*escrito com Felipe Augusto
O exemplo da produção de telas OLED flexíveis na China mostra o que importa na construção de setores high-tech em países emergentes: estratégia, ambição, política industrial pesada, curva longa de aprendizado, concentração de mercado, encadeamentos domésticos, transbordamentos tecnológicos, economias de escala e riscos de obsolescência. Estratégia: o governo chinês pretende transformar o país em uma potência de alta tecnologia e dominar as tecnologias do futuro, reduzindo sua dependência de tecnologia estrangeira. O apoio à produção de telas OLED flexíveis foi reiterado pela poderosa Comissão Nacional de Desenvolvimento e Reforma, em 6 de junho, enviando um sinal claro para empresas, bancos e autoridades locais de que o governo continuaria apoiando o setor.
Ambição: De acordo com consultores do Display Supply Chain Consultants (DSCC), espera-se que a BOE Technology, baseada em Pequim, saia dos atuais 1,3% de participação de mercado em telas OLED para 18% em 2023, enquanto que a Visionox deve sair dos 2% atuais para 9,1%. No que tange às telas flexíveis, a ambição é ainda maior, já que a BOE pretende alcançar 27% da capacidade instalada total, ante 32% da líder Samsung. Segundo a própria BOE, em 2018 ela vendeu 2,7 milhões de telas e prevê saltar para 30 milhões ainda em 2019 e 161 milhões em 2023. Política industrial: empresas chinesas se beneficiam da concessão do uso de terras, de custos baixos de energia e de empréstimos de bancos públicos, além da injeção direta de fundos governamentais. A Visionox, por exemplo, acertou uma joint-venture em que 55% pertence ao Governo da Província de Hefei e o resto é financiado com dívidas da empresa. A BOE reportou USS 310 milhões de subsídios e a Tianma registrou US$ 140 milhões.
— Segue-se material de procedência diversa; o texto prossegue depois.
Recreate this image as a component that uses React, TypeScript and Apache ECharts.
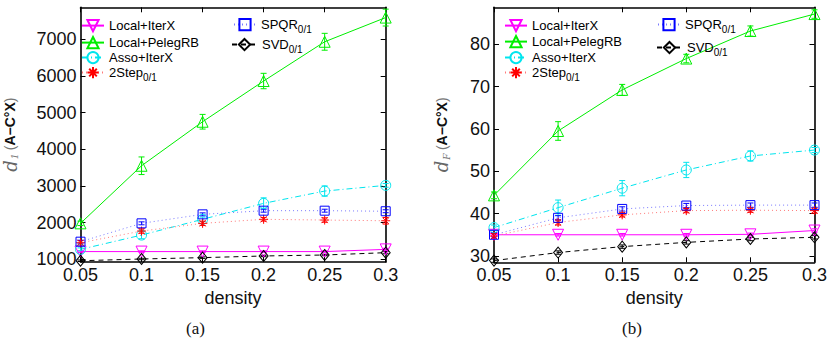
import React, { useEffect, useRef } from "react";
import * as echarts from "echarts";

// ---------- data ----------
const densities = ["0.05", "0.1", "0.15", "0.2", "0.25", "0.3"];

const seriesNames = ["Local+IterX", "Local+PelegRB", "Asso+IterX", "2Step", "SPQR", "SVD"];

// (a) d_1
const localIterX_a = [1210, 1210, 1210, 1210, 1210, 1270];
const localPeleg_a = [1980, 3550, 4750, 5860, 6930, 7590];
const assoIterX_a = [1270, 1660, 2090, 2525, 2860, 3015];
const twoStep_a = [1450, 1770, 1980, 2090, 2070, 2050];
const spqr_a = [1480, 1980, 2225, 2325, 2325, 2310];
const svd_a = [960, 1008, 1045, 1090, 1117, 1180];

const err_localIterX_a = [20, 20, 20, 20, 20, 30];
const err_localPeleg_a = [60, 240, 200, 210, 230, 230];
const err_assoIterX_a = [40, 100, 60, 150, 140, 50];
const err_twoStep_a = [60, 60, 60, 50, 60, 90];
const err_spqr_a = [40, 40, 40, 40, 40, 40];
const err_svd_a = [20, 20, 20, 20, 20, 30];

// (b) d_F
const localIterX_b = [35.0, 35.0, 35.0, 35.0, 35.1, 36.0];
const localPeleg_b = [44.3, 59.5, 69.2, 76.6, 83.1, 87.1];
const assoIterX_b = [36.7, 41.4, 46.0, 50.3, 53.6, 55.0];
const twoStep_b = [34.7, 37.9, 39.7, 40.7, 40.8, 40.7];
const spqr_b = [35.0, 39.0, 41.1, 41.9, 42.0, 42.0];
const svd_b = [28.9, 30.8, 32.2, 33.2, 34.0, 34.4];

const err_localIterX_b = [0.3, 0.3, 0.3, 0.3, 0.3, 0.4];
const err_localPeleg_b = [0.8, 2.2, 1.3, 1.0, 1.2, 1.0];
const err_assoIterX_b = [0.6, 1.8, 1.8, 1.8, 1.2, 0.6];
const err_twoStep_b = [0.6, 0.6, 0.5, 0.5, 0.5, 0.6];
const err_spqr_b = [0.5, 0.5, 0.5, 0.5, 0.5, 0.5];
const err_svd_b = [0.4, 0.4, 0.4, 0.4, 0.4, 0.4];

const yTicks_a = [1000, 2000, 3000, 4000, 5000, 6000, 7000];
const yTicks_b = [30, 40, 50, 60, 70, 80];

// ---------- styles ----------
const ASTERISK = "path://M5 0L5 10M0 5L10 5M1.6 1.6L8.4 8.4M1.6 8.4L8.4 1.6";

const styles: Record<string, any> = {
  "Local+IterX": { color: "#ff00ff", line: "#ff00ff", type: "solid", symbol: "triangle", rotate: 180, size: 11 },
  "Local+PelegRB": { color: "#00ee00", line: "#00ee00", type: "solid", symbol: "triangle", rotate: 0, size: 11 },
  "Asso+IterX": { color: "#00e5ee", line: "#00e5ee", type: [6, 3, 1, 3], symbol: "circle", rotate: 0, size: 10 },
  "2Step": { color: "#ff0000", line: "#ff7a7a", type: [1, 3], symbol: ASTERISK, rotate: 0, size: 9 },
  "SPQR": { color: "#0000ff", line: "#7a7aff", type: [1, 3], symbol: "rect", rotate: 0, size: 9 },
  "SVD": { color: "#000000", line: "#000000", type: [5, 4], symbol: "diamond", rotate: 0, size: [9, 11] },
};

const FONT = "Liberation Sans, Arial, Helvetica, sans-serif";

function buildSeries(grid: number, vals: number[][], errs: number[][]) {
  const out: any[] = [];
  seriesNames.forEach((name, k) => {
    const st = styles[name];
    out.push({
      type: "custom",
      name: name + "_err_" + grid,
      xAxisIndex: grid * 2,
      yAxisIndex: grid * 2,
      silent: true,
      data: vals[k].map((v, i) => [i, v, errs[k][i]]),
      encode: { x: 0, y: 1 },
      renderItem: (params: any, api: any) => {
        const i = api.value(0);
        const v = api.value(1);
        const e = api.value(2);
        const lo = api.coord([i, v - e]);
        const hi = api.coord([i, v + e]);
        const w = 3;
        const s = { stroke: st.color, lineWidth: 1 };
        return {
          type: "group",
          children: [
            { type: "line", shape: { x1: lo[0], y1: lo[1], x2: hi[0], y2: hi[1] }, style: s },
            { type: "line", shape: { x1: lo[0] - w, y1: lo[1], x2: lo[0] + w, y2: lo[1] }, style: s },
            { type: "line", shape: { x1: hi[0] - w, y1: hi[1], x2: hi[0] + w, y2: hi[1] }, style: s },
          ],
        };
      },
      z: 2,
    });
    out.push({
      type: "line",
      name,
      xAxisIndex: grid * 2,
      yAxisIndex: grid * 2,
      data: vals[k],
      clip: false,
      symbol: st.symbol,
      symbolRotate: st.rotate,
      symbolSize: st.size,
      showAllSymbol: true,
      lineStyle: { color: st.line, width: 1, type: st.type },
      itemStyle: { color: "transparent", borderColor: st.color, borderWidth: 1 },
      z: 3,
    });
  });
  return out;
}

function xAxes(grid: number) {
  const base = {
    type: "category",
    data: densities,
    gridIndex: grid,
    boundaryGap: false,
    splitLine: { show: false },
    axisLine: { show: true, onZero: false, lineStyle: { color: "#000", width: 1.6 } },
    axisTick: { show: true, inside: true, length: 5, alignWithLabel: true, lineStyle: { color: "#000", width: 1 } },
  };
  return [
    {
      ...base,
      position: "bottom",
      name: "density",
      nameLocation: "middle",
      nameGap: 22,
      nameTextStyle: { fontFamily: FONT, fontSize: 18, color: "#111" },
      axisLabel: { fontFamily: FONT, fontSize: 18, color: "#111", margin: 4, interval: 0 },
    },
    { ...base, position: "top", axisLabel: { show: false } },
  ];
}

function yAxes(grid: number, min: number, max: number, ticks: number[], sub: string, gap: number) {
  const base = {
    type: "value",
    gridIndex: grid,
    min,
    max,
    splitLine: { show: false },
    axisLine: { show: true, onZero: false, lineStyle: { color: "#000", width: 1.6 } },
    axisTick: { show: true, inside: true, length: 5, customValues: ticks, lineStyle: { color: "#000", width: 1 } },
  };
  return [
    {
      ...base,
      position: "left",
      name: "{d|d}{s|" + sub + "} {p|(}{b|A−C°X}{p|)}",
      nameLocation: "middle",
      nameGap: gap,
      nameRotate: 90,
      nameTextStyle: {
        rich: {
          d: { fontFamily: "DejaVu Serif, serif", fontStyle: "italic", fontSize: 18, color: "#666" },
          s: { fontFamily: "DejaVu Serif, serif", fontStyle: "italic", fontSize: 9, color: "#777", verticalAlign: "bottom", padding: [10, 0, 0, 1] },
          p: { fontFamily: FONT, fontSize: 14, color: "#777" },
          b: { fontFamily: FONT, fontSize: 14, fontWeight: "bold", color: "#111" },
        },
      },
      axisLabel: {
        fontFamily: FONT,
        fontSize: 18,
        color: "#111",
        margin: 4,
        customValues: ticks,
        formatter: (v: number) => String(v),
      },
    },
    { ...base, position: "right", axisLabel: { show: false } },
  ];
}

const legendRich = {
  sub: { fontFamily: FONT, fontSize: 10, color: "#000", verticalAlign: "bottom", padding: [9, 0, 0, 0] },
};

function legendFmt(name: string) {
  if (name === "2Step" || name === "SPQR" || name === "SVD") return name + "{sub|0/1}";
  return name;
}

function legendItem(name: string, left: number, top: number, width: number) {
  return {
    data: [name],
    left,
    top,
    padding: 0,
    itemWidth: width,
    itemHeight: 14,
    selectedMode: false,
    formatter: legendFmt,
    textStyle: { fontFamily: FONT, fontSize: 13, color: "#000", rich: legendRich },
  };
}

export default function App() {
  const ref = useRef<HTMLDivElement>(null);
  useEffect(() => {
    if (!ref.current) return;
    const chart = echarts.init(ref.current, undefined, { renderer: "svg" });
    const legends: any[] = [];
    // chart (a)
    legends.push(legendItem("Local+IterX", 81, 19, 22));
    legends.push(legendItem("Local+PelegRB", 81, 36, 22));
    legends.push(legendItem("Asso+IterX", 81, 51, 22));
    legends.push(legendItem("2Step", 81, 66, 22));
    legends.push(legendItem("SPQR", 233, 18, 22));
    legends.push(legendItem("SVD", 231, 38, 25));
    // chart (b)
    legends.push(legendItem("Local+IterX", 504, 19, 22));
    legends.push(legendItem("Local+PelegRB", 504, 35, 22));
    legends.push(legendItem("Asso+IterX", 504, 51, 22));
    legends.push(legendItem("2Step", 504, 66, 22));
    legends.push(legendItem("SPQR", 657, 18, 22));
    legends.push(legendItem("SVD", 656, 41, 25));

    chart.setOption({
      animation: false,
      backgroundColor: "#fff",
      grid: [
        { left: 77.5, top: 7.3, width: 308.2, height: 254.7, show: false },
        { left: 494, top: 7.3, width: 328.3, height: 255, show: false },
      ],
      xAxis: [...xAxes(0), ...xAxes(1)],
      yAxis: [
        ...yAxes(0, 926, 7870, yTicks_a, "1", 61),
        ...yAxes(1, 28.5, 88.7, yTicks_b, "F", 43),
      ],
      legend: legends,
      graphic: [
        { type: "text", left: 186, top: 320, style: { text: "(a)", font: "17px 'Liberation Serif', 'DejaVu Serif', serif", fill: "#111" } },
        { type: "text", left: 622, top: 320, style: { text: "(b)", font: "17px 'Liberation Serif', 'DejaVu Serif', serif", fill: "#111" } },
      ],
      series: [
        ...buildSeries(0,
          [localIterX_a, localPeleg_a, assoIterX_a, twoStep_a, spqr_a, svd_a],
          [err_localIterX_a, err_localPeleg_a, err_assoIterX_a, err_twoStep_a, err_spqr_a, err_svd_a]),
        ...buildSeries(1,
          [localIterX_b, localPeleg_b, assoIterX_b, twoStep_b, spqr_b, svd_b],
          [err_localIterX_b, err_localPeleg_b, err_assoIterX_b, err_twoStep_b, err_spqr_b, err_svd_b]),
      ],
    });
    return () => chart.dispose();
  }, []);
  return (
    <div
      ref={ref}
      style={{ position: "absolute", left: 0, top: 0, width: 830, height: 344, background: "#fff" }}
    />
  );
}
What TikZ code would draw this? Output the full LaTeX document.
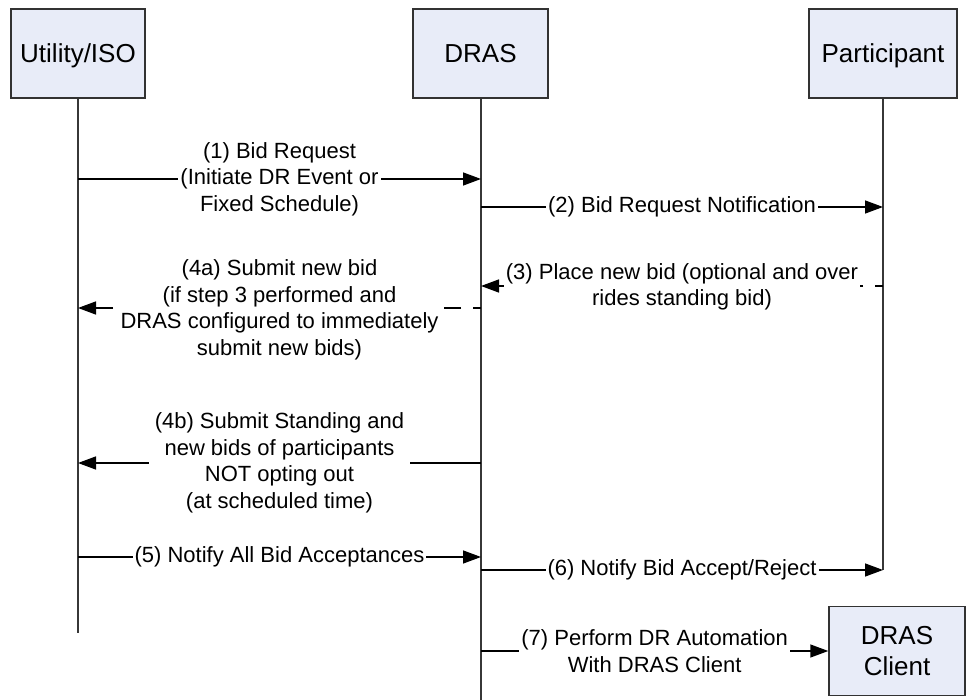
\documentclass[tikz,border=0pt]{standalone}
\usepackage{fontspec}
\setmainfont{Liberation Sans}
\usetikzlibrary{arrows.meta}
\definecolor{boxfill}{RGB}{232,236,248}
\definecolor{boxline}{RGB}{50,50,50}
\definecolor{lifecol}{RGB}{55,55,55}
\tikzset{
  actor/.style={draw=boxline, line width=1.5pt, fill=boxfill, minimum height=89pt,
    inner sep=0pt, align=center, font=\fontsize{26}{31}\selectfont},
  oneline/.style={text height=19pt, text depth=0pt},
  life/.style={draw=lifecol, line width=1.8pt},
  msg/.style={line width=1.5pt, -{Triangle[length=18pt,width=13pt]}},
  dmsg/.style={msg, dash pattern=on 17pt off 12pt, dash phase=9pt},
  lbl/.style={fill=white, inner sep=2pt, align=center, font=\fontsize{22}{26.5}\selectfont}
}
\begin{document}
\begin{tikzpicture}[x=1pt,y=-1pt]
\useasboundingbox (0,0) rectangle (967,700);
% actors
\node[actor, oneline, minimum width=134pt] (util) at (78,53.5) {Utility/ISO};
\node[actor, oneline, minimum width=135pt] (dras) at (480.5,53.5) {DRAS};
\node[actor, oneline, minimum width=148pt] (part) at (883,53.5) {Participant};
\node[actor, minimum width=136pt] (client) at (897,651) {DRAS\\Client};
% lifeline ends
\coordinate (utilEnd) at (78,633);
\coordinate (drasEnd) at (481,700);
\coordinate (partEnd) at (883,570);
\draw[life] (util.south) -- (utilEnd);
\draw[life] (dras.south -| drasEnd) -- (drasEnd);
\draw[life] (part.south) -- (partEnd);
% message anchor points
\coordinate (u1) at (78,179);   \coordinate (d1) at (481,179);
\coordinate (d2) at (481,207);  \coordinate (p2) at (883,207);
\coordinate (p3) at (883,286);  \coordinate (d3) at (481,286);
\coordinate (d4a) at (481,308); \coordinate (u4a) at (78,308);
\coordinate (d4b) at (481,463); \coordinate (u4b) at (78,463);
\coordinate (u5) at (78,557);   \coordinate (d5) at (481,557);
\coordinate (d6) at (481,570);  \coordinate (p6) at (883,570);
\coordinate (d7) at (481,651);
% messages
\draw[msg] (u1) -- (d1) node[midway, lbl] {(1) Bid Request\\(Initiate DR Event or\\Fixed Schedule)};
\draw[msg] (d2) -- (p2) node[midway, lbl] {(2) Bid Request Notification};
\draw[dmsg] (p3) -- (d3) node[midway, lbl, yshift=-1pt] {(3) Place new bid (optional and over\\rides standing bid)};
\draw[dmsg] (d4a) -- (u4a) node[midway, lbl, yshift=-2pt] {(4a) Submit new bid\\(if step 3 performed and\\DRAS configured to immediately\\submit new bids)};
\draw[msg] (d4b) -- (u4b) node[midway, lbl, inner xsep=6pt] {(4b) Submit Standing and\\new bids of participants\\NOT opting out\\(at scheduled time)};
\draw[msg] (u5) -- (d5) node[midway, lbl] {(5) Notify All Bid Acceptances};
\draw[msg] (d6) -- (p6) node[midway, lbl] {(6) Notify Bid Accept/Reject};
\draw[msg] (d7) -- (client.west) node[midway, lbl] {(7) Perform DR Automation\\With DRAS Client};
\end{tikzpicture}
\end{document}
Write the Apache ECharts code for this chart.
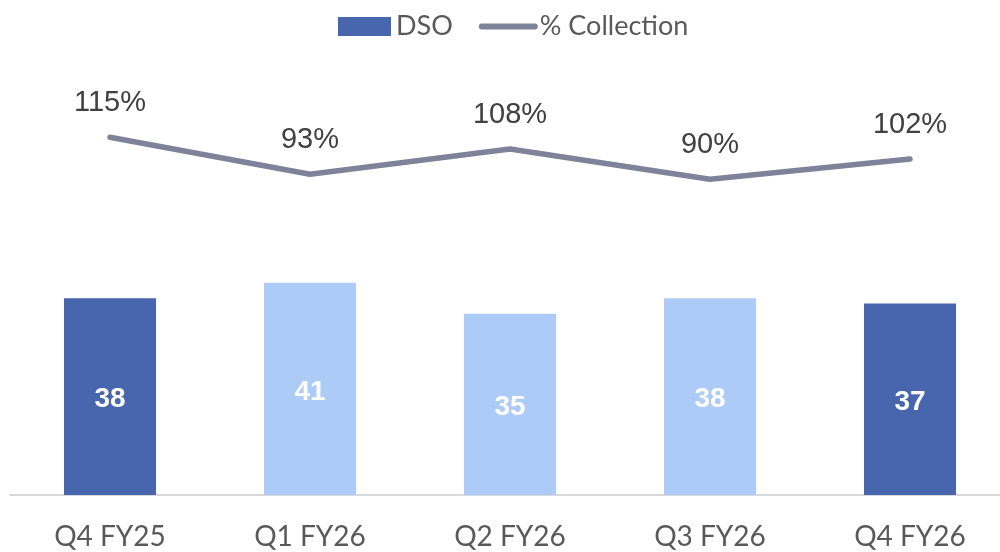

Curva longa de aprendizado: Segundo o DSCC, apenas uma em cada dez telas da Samsung apresentam defeitos. Para produtores de baixa qualidade, por outro lado, este índice chegaria a nove em cada dez. A investidores, executivos da BOE afirmaram que a planta de Chengdu estaria gerando 70% de telas sem defeito, mas analistas de mercado consideram o índice exagerado. Concentração de mercado: atualmente, a Samsung controla aproximadamente 95% do mercado de telas OLED. A empresa coreana deve continuar na liderança por alguns anos por causa da sua relação com a japonesa Canon-Tokki, a qual possui um virtual monopólio na produção do equipamento de evaporação a vácuo crucial na fabricação de telas OLED
Encadeamentos domésticos: Os produtores chineses de telas OLED vêm se beneficiando da emergência das empresas chinesas de eletrônicos de consumo, que estão ganhando participação de mercado e buscando reduzir sua dependência de tecnologias estrangeiras. A BOE fornece telas flexíveis para os modelos Mate 20 Pro e P30 Pro da Huawei, enquanto a Visionox trabalha em conjunto com a Xiaomi. Transbordamentos tecnológicos: Estas empresas de eletrônicos de consumo vêm aumentando o grau de cooperação com seus fornecedores com o objetivo de inovar, melhorar a tecnologia, a produtividade e a experiência do consumidor. O setor é muito importante para a China, segundo analista da BOCOM Schroder Asset Management, porque está muito proximamente relacionado a semicondutores, televisores e smartfones.
Economias de escala: Entre 2018 e 2023, os produtores chineses investirão US$ 4,3 bilhões em aumento de capacidade, o que representaria 88% do total mundial. Segundo o analista da BOCOM, esta indústria é muito capital intensiva, de modo que, sem o apoio do governo, não haveria como os chineses competirem com empresas estrangeiras. Riscos de obsolescência: Telas de micro-LED são alegadamente superiores às de OLED e a Apple e a Samsung estão investindo fortemente na nova tecnologia. Por enquanto, eles são difíceis e caros de serem produzidos em larga escala, mas há um risco de as empresas chinesas somente conseguirem dominar a tecnologia OLED quando ela se tornar obsoleta.